The Viking Union with digitally added solar panels to illustrate what the project will look like when completed. photo illustration courtesy of Ron Bailey
A set of rooftop solar panels and an interactive, educational kiosk will be installed in the Viking Union Friday or Monday.

The 12 panels will generate between 1,900- and 2,300-kilowatt hours of electricity per year, depending on sunlight levels, and will help offset Westerns electricity costs.

The purpose of the kiosk is to explain the solar demonstration project and show how much power the solar panels are generating.

Students for Renewable Energy, an Associated Student club, is responsible for the installation. Club President Rose Woofenden said the project began two years ago when the club began organizing and planning for the solar panels.

Since fall 2005, Western has been using 100 percent green energy.

Green energy is energy that has been created in an environmentally friendly way, such as through wind farms, Woofenden said.

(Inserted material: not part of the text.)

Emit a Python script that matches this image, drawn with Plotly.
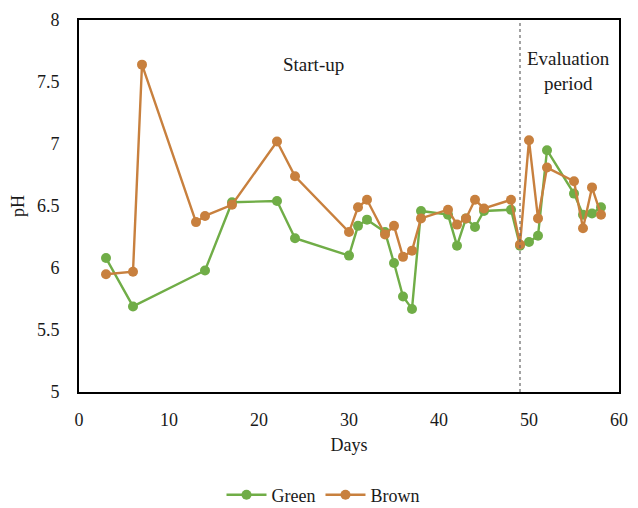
import plotly.graph_objects as go

green_days = [3, 6, 14, 17, 22, 24, 30, 31, 32, 34, 35, 36, 37, 38, 41, 42, 43, 44, 45, 48, 49, 50, 51, 52, 55, 56, 57, 58]
green_ph = [6.08, 5.69, 5.98, 6.53, 6.54, 6.24, 6.10, 6.34, 6.39, 6.29, 6.04, 5.77, 5.67, 6.46, 6.43, 6.18, 6.40, 6.33, 6.46, 6.47, 6.18, 6.21, 6.26, 6.95, 6.60, 6.43, 6.44, 6.49]

brown_days = [3, 6, 7, 13, 14, 17, 22, 24, 30, 31, 32, 34, 35, 36, 37, 38, 41, 42, 43, 44, 45, 48, 49, 50, 51, 52, 55, 56, 57, 58]
brown_ph = [5.95, 5.97, 7.64, 6.37, 6.42, 6.51, 7.02, 6.74, 6.29, 6.49, 6.55, 6.27, 6.34, 6.09, 6.14, 6.40, 6.47, 6.35, 6.40, 6.55, 6.48, 6.55, 6.19, 7.03, 6.40, 6.81, 6.70, 6.32, 6.65, 6.43]

divider_day = 49
x_ticks = [0, 10, 20, 30, 40, 50, 60]
y_ticks = [5, 5.5, 6, 6.5, 7, 7.5, 8]

GREEN = "#70AD47"
BROWN = "#C8803E"
FONT = "Liberation Serif"
TXT = "#1a1a1a"

fig = go.Figure()
fig.add_trace(go.Scatter(x=green_days, y=green_ph, name="Green", mode="lines+markers",
                         line=dict(color=GREEN, width=2.4), marker=dict(color=GREEN, size=10)))
fig.add_trace(go.Scatter(x=brown_days, y=brown_ph, name="Brown", mode="lines+markers",
                         line=dict(color=BROWN, width=2.4), marker=dict(color=BROWN, size=10)))

fig.add_shape(type="line", xref="x", yref="paper", x0=divider_day, x1=divider_day, y0=0, y1=1,
              line=dict(color="#666666", width=1.2, dash="dot"))

fig.add_annotation(x=26, y=7.64, xref="x", yref="y", text="Start-up", showarrow=False,
                   font=dict(family=FONT, size=19, color=TXT))
fig.add_annotation(x=54.4, y=7.59, xref="x", yref="y", text="Evaluation<br>period", showarrow=False,
                   font=dict(family=FONT, size=19, color=TXT))

fig.update_layout(
    width=630, height=500,
    margin=dict(l=71, r=19, t=12, b=116, autoexpand=False),
    paper_bgcolor="white", plot_bgcolor="white",
    font=dict(family=FONT, size=18, color=TXT),
    showlegend=True,
    legend=dict(orientation="h", xref="container", x=0.5, xanchor="center",
                yref="container", y=0.026, yanchor="middle",
                font=dict(family=FONT, size=18, color=TXT), itemwidth=40),
)
fig.update_xaxes(range=[0, 60], tickvals=x_ticks, showgrid=False, zeroline=False,
                 showline=True, linecolor="black", linewidth=1.8, mirror=True,
                 ticks="", ticklabelstandoff=10, tickfont=dict(family=FONT, size=18, color=TXT),
                 title=dict(text="Days", font=dict(family=FONT, size=18, color=TXT), standoff=10))
fig.update_yaxes(range=[5, 8], tickvals=y_ticks, ticktext=[str(v) for v in y_ticks],
                 showgrid=False, zeroline=False,
                 showline=True, linecolor="black", linewidth=1.8, mirror=True,
                 ticks="", ticklabelstandoff=14, tickfont=dict(family=FONT, size=18, color=TXT),
                 title=dict(text="pH", font=dict(family=FONT, size=18, color=TXT), standoff=10))

fig.write_html("out.html")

The club is currently revamping its criteria for green energy, noting that Western recently switched from a wind farm in eastern Washington to one in South Dakota because there are bigger environmental benefits.

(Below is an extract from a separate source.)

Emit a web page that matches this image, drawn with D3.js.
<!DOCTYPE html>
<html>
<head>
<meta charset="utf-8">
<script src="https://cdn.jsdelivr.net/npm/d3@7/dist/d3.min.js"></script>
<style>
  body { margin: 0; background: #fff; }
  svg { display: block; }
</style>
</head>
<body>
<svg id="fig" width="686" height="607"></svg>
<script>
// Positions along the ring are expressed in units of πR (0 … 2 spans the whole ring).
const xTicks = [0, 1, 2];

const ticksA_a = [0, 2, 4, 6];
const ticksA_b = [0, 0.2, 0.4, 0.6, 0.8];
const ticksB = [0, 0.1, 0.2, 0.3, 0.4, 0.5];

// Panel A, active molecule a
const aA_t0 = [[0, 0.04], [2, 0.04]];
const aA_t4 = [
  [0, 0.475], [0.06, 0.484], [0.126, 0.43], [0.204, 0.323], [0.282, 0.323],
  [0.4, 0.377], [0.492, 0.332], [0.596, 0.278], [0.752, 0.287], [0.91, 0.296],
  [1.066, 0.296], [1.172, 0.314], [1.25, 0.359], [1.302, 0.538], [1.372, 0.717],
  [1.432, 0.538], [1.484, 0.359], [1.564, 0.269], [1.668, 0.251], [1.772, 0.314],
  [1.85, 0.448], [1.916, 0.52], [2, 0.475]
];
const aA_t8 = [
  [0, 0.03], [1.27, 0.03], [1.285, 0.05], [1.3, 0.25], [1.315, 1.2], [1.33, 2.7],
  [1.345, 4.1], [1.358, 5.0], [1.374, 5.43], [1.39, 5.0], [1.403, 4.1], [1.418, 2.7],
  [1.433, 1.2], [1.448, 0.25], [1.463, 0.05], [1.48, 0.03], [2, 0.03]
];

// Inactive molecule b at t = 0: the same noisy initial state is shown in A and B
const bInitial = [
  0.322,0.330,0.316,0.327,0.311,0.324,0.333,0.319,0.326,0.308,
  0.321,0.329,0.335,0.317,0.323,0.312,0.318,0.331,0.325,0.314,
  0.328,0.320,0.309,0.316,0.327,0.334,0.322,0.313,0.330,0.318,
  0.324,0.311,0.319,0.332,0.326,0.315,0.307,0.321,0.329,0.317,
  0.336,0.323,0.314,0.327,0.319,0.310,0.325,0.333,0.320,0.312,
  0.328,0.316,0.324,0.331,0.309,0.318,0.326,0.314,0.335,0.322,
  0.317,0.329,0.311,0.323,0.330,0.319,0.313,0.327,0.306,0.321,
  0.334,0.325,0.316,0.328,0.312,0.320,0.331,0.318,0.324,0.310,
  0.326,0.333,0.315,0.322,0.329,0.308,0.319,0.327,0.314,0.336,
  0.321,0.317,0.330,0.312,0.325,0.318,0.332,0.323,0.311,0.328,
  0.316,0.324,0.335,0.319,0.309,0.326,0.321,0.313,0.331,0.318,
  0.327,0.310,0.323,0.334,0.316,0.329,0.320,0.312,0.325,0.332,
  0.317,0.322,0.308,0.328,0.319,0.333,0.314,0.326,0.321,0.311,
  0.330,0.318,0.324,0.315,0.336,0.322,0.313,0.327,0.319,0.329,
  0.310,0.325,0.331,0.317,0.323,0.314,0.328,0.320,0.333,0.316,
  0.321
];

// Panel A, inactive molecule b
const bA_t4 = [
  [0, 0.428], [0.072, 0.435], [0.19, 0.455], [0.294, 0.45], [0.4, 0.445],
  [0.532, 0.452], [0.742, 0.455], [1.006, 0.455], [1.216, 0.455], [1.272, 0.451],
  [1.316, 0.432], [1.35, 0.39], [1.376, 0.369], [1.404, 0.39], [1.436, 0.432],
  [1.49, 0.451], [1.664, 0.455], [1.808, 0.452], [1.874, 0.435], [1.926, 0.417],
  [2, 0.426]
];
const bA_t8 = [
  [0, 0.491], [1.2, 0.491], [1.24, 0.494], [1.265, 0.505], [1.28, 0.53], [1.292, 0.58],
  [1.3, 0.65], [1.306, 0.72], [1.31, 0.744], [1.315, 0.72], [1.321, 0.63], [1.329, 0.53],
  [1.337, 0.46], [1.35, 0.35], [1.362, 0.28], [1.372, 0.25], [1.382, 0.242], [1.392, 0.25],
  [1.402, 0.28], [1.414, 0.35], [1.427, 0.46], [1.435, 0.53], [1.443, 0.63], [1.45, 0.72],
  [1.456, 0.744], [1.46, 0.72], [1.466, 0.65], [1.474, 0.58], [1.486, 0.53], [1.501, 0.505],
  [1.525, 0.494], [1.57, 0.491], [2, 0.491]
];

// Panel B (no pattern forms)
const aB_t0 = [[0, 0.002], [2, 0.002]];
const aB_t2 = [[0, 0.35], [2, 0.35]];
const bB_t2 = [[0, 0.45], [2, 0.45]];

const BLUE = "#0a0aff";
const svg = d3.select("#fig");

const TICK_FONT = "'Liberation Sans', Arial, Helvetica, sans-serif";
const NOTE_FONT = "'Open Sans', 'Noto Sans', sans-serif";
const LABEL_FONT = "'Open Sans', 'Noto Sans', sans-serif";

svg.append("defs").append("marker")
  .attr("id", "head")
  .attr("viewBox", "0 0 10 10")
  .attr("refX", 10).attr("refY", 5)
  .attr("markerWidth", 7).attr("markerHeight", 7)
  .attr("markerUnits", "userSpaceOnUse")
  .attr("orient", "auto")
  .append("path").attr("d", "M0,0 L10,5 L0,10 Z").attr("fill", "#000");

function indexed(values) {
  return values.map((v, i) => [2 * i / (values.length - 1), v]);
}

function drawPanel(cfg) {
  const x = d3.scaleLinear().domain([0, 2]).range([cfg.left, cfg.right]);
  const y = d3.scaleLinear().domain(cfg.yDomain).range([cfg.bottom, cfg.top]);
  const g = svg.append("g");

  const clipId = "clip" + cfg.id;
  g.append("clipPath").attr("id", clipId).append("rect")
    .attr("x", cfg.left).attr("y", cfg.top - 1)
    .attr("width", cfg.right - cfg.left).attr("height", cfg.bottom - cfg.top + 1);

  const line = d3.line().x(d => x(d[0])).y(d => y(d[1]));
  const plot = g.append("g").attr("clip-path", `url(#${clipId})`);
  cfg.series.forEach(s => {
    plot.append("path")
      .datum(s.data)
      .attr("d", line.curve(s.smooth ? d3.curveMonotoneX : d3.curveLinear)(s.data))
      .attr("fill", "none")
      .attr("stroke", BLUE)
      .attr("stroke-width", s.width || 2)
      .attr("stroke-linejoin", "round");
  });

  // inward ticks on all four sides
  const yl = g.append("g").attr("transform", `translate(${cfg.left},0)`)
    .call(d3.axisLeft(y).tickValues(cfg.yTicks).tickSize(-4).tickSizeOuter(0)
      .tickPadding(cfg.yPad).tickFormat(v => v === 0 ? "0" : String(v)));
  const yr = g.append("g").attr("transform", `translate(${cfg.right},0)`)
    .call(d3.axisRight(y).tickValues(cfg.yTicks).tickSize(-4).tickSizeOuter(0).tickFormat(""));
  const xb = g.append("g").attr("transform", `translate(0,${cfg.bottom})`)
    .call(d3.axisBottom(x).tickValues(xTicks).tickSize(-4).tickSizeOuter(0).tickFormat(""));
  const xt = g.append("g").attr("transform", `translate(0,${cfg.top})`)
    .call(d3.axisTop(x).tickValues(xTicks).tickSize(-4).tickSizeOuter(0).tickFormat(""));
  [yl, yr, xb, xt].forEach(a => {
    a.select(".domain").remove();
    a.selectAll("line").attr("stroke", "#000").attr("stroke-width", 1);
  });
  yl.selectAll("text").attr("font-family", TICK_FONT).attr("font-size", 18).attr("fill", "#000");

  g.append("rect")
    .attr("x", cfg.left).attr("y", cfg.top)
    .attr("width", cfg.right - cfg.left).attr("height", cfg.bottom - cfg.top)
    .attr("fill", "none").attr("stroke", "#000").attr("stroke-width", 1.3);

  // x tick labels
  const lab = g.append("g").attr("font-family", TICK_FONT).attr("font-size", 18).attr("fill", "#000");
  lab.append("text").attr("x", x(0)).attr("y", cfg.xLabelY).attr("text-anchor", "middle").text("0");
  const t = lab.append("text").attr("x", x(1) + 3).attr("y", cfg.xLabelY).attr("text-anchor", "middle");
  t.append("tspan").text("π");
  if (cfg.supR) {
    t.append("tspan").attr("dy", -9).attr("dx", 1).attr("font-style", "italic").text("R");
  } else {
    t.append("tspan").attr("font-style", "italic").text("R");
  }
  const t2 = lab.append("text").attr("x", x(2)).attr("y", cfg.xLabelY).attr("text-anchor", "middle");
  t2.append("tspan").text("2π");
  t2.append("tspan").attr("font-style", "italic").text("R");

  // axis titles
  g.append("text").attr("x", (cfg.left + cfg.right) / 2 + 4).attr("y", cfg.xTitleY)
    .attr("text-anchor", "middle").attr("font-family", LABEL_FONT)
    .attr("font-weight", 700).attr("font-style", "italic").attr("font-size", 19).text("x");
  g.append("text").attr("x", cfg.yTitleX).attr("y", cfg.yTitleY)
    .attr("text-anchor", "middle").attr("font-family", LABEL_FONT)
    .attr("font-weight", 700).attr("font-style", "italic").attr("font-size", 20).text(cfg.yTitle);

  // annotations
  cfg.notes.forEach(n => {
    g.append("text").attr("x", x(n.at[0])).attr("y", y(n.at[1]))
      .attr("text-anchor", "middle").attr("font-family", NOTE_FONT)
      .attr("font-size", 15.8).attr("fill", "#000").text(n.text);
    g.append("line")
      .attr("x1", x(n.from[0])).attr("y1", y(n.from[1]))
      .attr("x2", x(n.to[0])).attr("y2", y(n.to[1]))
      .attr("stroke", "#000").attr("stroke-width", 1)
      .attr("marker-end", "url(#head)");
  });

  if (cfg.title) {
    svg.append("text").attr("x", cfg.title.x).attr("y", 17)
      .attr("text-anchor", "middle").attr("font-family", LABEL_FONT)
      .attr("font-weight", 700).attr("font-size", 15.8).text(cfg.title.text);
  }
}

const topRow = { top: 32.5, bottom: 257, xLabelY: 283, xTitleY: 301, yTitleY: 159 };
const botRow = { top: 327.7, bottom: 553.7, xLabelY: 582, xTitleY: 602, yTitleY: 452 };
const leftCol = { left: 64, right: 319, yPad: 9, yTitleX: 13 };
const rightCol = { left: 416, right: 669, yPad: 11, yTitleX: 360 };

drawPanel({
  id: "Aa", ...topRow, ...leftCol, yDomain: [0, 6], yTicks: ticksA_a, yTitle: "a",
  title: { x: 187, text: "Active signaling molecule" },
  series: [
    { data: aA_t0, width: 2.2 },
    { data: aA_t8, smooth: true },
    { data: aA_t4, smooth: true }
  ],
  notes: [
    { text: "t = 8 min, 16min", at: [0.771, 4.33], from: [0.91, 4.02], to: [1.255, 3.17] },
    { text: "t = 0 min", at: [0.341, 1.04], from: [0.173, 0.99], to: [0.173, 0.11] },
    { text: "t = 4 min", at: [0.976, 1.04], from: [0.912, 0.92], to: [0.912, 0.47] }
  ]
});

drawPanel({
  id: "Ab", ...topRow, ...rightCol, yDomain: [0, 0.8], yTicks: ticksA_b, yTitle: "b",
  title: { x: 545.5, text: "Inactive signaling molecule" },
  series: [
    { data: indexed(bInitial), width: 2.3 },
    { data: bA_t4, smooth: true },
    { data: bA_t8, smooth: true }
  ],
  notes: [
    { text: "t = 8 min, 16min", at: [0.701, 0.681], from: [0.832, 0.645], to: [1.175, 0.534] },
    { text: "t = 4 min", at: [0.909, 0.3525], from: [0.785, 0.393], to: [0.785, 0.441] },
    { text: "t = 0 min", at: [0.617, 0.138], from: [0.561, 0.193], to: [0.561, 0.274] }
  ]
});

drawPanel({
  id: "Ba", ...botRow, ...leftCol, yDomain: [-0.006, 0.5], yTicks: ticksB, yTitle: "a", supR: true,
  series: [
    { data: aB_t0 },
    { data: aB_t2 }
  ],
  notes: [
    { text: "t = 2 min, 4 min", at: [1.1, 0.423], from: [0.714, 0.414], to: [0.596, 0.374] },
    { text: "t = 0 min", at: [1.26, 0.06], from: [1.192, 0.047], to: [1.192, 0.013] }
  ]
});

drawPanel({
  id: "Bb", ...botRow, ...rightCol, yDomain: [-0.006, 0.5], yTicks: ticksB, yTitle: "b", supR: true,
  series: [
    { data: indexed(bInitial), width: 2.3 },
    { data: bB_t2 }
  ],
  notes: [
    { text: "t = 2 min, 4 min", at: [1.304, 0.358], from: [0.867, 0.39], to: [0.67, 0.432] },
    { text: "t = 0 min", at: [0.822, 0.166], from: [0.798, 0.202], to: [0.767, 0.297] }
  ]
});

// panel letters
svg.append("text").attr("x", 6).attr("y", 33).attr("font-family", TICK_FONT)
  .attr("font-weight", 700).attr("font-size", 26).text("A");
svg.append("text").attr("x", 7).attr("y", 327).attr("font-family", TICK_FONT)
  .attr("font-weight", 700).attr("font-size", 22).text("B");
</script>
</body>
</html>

In spring 2004, the Western student body voted to implement a fee to assist with the cost of buying renewable energy, which made using 100 percent green energy possible.

This was the first student fee of this kind anywhere in the country, Woofenden said.

The solar panels and kiosk will be located on the south side of the Viking Union and will be visible from the front of the Performing Arts Center plaza, said Manca Valum, director of development for Huxley, who has helped coordinate and secure funding for the project.

The sixth-floor kiosk will have a 17-inch liquid-crystal display screen to draw people in, Woofenden said.

Valum said the project is a fantastic example of administrative and student collaboration.

“It demonstrates Western student's activism, ability and willingness to apply what they learn to a real-world problem,” she said.

Since the components were all donated, parts of the panels have arrived in various stages, creating a logistics challenge, said operations support manager Ron Bailey, who deals with all of Western's utilities.

Western administration discussed several locations, such as the side of the bookstore or Wade King Student Recreation Center, before deciding on the Viking Union, Bailey said.

The decision had to factor in where the project would be most visible to students and where it would receive the most sunlight, he said.

The next phase of the project will include monitors in various buildings on campus that will show how much power is being used in that building.

This information can be used to determine where on campus the most energy is being used.

However, this is still in the planning stages, and no decisions on where or when have been made, Valum said.

The projects cost of $65,000 came from donations from Puget Sound Energy, Westerns Foundation Presidents Campus Enrichment Fund and Alpha Energy in Bellingham. Bonneville Environmental Foundation covered the nearly $20,000 cost of the kiosk.